===== DATA SHOWN =====
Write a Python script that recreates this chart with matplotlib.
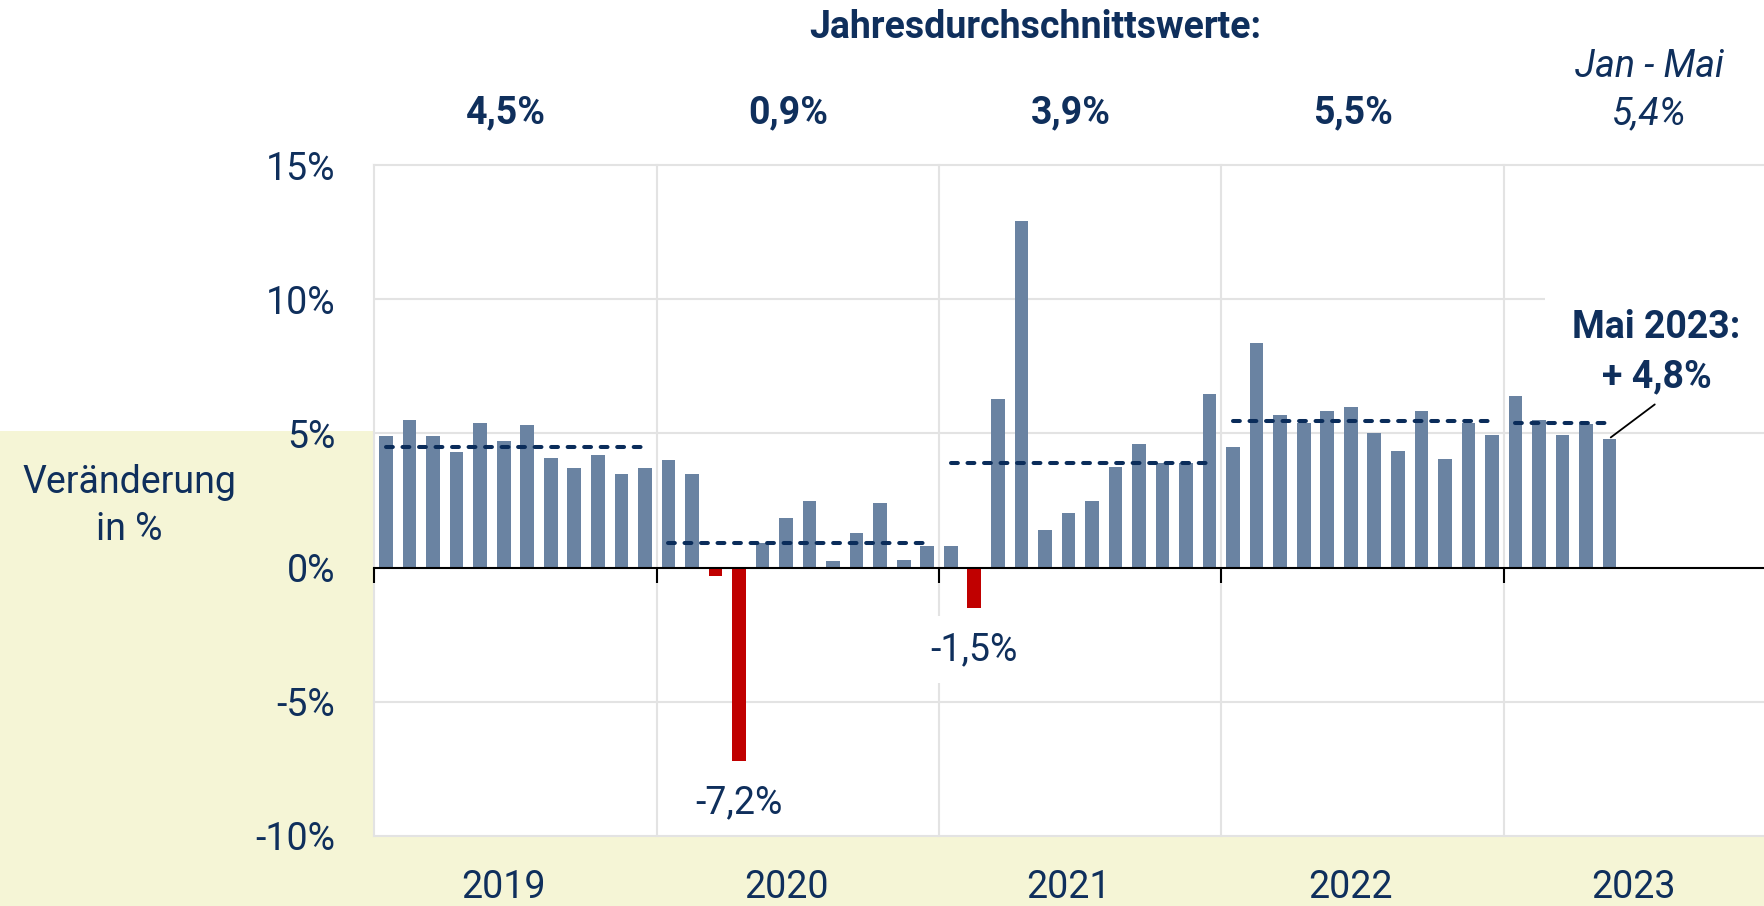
=====
===== DATA SHOWN =====
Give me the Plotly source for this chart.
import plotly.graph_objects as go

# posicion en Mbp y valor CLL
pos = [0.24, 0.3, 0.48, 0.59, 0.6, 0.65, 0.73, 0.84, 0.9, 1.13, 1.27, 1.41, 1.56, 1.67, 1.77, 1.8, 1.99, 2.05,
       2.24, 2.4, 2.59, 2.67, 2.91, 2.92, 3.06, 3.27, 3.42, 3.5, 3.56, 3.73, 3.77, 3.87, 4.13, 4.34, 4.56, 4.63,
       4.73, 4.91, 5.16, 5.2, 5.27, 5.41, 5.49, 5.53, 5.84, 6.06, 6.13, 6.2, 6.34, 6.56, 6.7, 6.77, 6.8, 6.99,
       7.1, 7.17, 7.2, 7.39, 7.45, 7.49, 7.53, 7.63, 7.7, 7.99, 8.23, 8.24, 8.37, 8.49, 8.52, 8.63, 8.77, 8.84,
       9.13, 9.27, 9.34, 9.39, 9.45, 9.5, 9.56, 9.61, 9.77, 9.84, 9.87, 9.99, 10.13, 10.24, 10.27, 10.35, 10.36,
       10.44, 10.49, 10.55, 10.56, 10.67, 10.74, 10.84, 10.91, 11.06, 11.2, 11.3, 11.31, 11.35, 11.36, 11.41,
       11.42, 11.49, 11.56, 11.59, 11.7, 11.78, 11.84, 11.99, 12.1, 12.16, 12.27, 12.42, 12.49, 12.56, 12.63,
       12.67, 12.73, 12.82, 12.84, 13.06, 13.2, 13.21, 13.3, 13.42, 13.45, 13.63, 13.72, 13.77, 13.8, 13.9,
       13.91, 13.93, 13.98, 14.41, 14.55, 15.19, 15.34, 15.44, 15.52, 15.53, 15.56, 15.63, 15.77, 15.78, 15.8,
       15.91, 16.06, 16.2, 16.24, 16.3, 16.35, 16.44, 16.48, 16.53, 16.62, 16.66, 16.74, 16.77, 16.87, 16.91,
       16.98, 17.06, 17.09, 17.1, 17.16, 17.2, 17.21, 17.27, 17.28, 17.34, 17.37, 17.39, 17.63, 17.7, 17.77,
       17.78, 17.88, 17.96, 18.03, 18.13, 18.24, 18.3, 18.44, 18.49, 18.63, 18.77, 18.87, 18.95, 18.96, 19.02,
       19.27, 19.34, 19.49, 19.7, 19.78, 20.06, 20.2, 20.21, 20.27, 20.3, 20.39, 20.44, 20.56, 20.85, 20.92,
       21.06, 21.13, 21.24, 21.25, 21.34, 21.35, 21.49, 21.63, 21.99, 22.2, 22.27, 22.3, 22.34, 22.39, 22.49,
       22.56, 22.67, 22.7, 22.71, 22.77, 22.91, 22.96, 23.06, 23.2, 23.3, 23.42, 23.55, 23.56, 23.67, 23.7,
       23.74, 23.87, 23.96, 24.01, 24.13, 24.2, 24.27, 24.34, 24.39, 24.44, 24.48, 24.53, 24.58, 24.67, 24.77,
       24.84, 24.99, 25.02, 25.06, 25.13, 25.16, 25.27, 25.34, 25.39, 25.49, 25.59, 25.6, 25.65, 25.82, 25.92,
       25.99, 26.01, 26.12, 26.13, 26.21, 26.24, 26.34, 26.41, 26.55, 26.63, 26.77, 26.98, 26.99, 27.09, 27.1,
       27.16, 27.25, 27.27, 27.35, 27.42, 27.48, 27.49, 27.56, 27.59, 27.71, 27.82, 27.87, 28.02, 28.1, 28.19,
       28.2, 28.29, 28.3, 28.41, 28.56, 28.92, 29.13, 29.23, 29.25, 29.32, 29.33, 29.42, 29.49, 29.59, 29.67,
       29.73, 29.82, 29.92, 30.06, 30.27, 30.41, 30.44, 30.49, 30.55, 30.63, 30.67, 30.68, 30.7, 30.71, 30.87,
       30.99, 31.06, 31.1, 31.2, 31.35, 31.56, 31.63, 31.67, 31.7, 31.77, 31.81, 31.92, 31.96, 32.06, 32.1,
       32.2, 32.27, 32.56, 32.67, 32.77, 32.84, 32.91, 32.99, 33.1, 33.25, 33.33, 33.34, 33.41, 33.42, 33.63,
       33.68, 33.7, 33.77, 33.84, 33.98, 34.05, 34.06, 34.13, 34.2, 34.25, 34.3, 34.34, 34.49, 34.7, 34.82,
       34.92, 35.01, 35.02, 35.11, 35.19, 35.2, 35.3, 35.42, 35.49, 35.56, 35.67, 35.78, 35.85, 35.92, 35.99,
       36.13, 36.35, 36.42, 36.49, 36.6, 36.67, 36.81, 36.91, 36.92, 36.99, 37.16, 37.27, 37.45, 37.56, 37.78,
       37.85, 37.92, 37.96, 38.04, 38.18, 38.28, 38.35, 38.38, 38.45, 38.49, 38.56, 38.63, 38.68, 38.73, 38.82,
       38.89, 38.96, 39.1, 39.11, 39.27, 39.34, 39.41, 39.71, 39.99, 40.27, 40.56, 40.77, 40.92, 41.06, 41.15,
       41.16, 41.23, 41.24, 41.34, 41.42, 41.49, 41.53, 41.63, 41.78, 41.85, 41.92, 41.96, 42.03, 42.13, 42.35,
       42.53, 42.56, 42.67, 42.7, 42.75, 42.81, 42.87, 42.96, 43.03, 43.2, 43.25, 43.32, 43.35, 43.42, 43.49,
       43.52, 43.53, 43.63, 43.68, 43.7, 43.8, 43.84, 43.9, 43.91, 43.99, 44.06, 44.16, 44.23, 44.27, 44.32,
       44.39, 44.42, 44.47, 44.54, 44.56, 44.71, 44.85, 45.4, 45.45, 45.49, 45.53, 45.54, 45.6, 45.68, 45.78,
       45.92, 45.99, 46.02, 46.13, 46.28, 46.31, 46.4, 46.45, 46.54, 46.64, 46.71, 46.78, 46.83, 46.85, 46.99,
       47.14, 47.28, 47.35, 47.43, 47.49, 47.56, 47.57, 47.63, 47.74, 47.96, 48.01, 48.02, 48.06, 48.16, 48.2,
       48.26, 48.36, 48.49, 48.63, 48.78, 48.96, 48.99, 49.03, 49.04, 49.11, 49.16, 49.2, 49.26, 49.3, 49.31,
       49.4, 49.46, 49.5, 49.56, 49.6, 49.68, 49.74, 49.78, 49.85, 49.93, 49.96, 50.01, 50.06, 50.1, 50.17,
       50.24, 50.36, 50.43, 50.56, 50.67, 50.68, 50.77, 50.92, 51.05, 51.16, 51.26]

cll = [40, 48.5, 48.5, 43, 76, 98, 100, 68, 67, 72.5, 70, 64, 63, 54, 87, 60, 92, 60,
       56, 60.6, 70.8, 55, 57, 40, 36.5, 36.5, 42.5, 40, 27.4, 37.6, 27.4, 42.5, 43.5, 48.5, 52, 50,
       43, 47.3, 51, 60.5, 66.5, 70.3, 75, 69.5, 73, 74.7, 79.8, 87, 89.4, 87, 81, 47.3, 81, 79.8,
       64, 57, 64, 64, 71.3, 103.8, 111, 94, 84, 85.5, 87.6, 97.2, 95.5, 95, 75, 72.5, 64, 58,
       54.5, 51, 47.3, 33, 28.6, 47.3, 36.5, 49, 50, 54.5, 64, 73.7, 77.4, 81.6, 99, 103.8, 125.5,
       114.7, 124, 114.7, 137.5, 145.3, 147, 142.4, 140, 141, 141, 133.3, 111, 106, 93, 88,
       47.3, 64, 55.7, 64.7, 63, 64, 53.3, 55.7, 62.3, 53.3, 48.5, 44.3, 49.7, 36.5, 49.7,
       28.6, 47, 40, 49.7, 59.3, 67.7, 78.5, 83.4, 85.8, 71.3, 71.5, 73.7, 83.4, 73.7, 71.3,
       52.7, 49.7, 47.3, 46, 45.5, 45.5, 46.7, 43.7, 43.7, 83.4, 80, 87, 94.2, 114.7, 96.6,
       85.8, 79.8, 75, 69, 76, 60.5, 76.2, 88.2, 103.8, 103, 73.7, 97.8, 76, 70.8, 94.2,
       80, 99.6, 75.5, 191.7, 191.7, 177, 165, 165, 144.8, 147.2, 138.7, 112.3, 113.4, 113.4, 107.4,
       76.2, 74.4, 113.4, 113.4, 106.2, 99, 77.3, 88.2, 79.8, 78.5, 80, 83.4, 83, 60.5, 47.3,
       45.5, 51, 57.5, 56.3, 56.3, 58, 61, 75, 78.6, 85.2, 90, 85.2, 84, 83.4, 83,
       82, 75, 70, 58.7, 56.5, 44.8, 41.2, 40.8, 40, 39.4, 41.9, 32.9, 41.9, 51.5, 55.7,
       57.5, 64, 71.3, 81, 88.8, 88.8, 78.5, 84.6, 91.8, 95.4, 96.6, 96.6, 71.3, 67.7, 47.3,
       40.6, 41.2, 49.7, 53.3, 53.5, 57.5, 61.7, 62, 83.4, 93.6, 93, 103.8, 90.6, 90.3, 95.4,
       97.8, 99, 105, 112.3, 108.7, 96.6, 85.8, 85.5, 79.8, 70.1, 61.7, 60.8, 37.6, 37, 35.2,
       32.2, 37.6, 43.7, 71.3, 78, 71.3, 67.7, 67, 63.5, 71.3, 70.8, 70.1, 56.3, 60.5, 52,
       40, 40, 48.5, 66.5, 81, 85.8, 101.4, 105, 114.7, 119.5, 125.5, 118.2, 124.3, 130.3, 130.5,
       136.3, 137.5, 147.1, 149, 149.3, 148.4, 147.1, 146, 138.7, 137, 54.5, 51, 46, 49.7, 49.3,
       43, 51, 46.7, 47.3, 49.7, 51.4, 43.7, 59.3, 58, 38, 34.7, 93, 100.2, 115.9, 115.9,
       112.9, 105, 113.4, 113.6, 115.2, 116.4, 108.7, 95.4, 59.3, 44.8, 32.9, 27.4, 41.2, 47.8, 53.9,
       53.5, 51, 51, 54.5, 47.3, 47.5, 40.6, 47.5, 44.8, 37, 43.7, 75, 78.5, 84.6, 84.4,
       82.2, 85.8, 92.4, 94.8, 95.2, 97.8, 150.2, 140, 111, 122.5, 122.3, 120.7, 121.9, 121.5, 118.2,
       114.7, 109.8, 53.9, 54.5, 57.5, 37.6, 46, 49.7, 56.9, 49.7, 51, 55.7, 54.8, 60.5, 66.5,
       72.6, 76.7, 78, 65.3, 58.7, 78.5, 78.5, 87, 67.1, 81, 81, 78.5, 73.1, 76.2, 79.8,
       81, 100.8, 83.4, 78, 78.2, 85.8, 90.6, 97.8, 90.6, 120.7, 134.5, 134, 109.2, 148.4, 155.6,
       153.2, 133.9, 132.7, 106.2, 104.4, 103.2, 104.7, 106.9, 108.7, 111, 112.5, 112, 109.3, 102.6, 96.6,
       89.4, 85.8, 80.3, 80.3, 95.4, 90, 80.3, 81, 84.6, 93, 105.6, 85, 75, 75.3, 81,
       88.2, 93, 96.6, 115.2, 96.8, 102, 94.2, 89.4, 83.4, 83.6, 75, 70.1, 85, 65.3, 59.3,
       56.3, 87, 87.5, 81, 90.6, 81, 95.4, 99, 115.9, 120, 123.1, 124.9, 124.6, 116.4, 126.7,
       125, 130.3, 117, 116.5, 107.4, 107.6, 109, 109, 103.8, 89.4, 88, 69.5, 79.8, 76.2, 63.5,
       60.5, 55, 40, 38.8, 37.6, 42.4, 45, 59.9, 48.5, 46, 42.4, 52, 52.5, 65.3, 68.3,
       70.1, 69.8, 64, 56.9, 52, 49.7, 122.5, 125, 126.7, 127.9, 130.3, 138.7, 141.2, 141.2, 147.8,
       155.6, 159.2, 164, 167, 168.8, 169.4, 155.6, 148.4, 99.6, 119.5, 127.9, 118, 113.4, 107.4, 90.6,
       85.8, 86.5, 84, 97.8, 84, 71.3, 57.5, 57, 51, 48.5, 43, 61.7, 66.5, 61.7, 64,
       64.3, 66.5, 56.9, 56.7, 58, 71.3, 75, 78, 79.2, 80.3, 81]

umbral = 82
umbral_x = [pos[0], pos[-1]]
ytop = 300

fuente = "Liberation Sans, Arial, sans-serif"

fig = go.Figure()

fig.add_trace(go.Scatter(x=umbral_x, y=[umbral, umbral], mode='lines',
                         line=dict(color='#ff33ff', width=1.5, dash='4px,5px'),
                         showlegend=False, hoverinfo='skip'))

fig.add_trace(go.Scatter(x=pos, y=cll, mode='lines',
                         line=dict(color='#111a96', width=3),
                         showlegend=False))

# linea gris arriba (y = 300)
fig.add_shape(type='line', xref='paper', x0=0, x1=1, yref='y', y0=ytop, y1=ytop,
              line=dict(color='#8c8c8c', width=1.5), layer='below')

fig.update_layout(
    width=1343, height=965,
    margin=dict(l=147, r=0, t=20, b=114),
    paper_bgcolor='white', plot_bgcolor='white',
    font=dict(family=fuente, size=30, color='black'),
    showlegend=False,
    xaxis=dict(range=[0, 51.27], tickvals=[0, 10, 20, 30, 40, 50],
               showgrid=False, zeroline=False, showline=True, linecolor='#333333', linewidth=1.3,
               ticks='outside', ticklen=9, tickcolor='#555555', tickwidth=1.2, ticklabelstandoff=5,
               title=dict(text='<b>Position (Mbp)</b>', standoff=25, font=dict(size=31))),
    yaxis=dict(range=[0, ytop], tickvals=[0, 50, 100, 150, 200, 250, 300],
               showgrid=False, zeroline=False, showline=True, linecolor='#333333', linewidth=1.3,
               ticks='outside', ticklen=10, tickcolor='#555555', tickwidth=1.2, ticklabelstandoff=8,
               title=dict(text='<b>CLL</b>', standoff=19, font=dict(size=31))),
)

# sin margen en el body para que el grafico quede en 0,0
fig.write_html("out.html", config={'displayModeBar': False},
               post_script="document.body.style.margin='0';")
=====
Of the lines in the listing, how many hold the word "chart"? Nothing but the number is needed.

2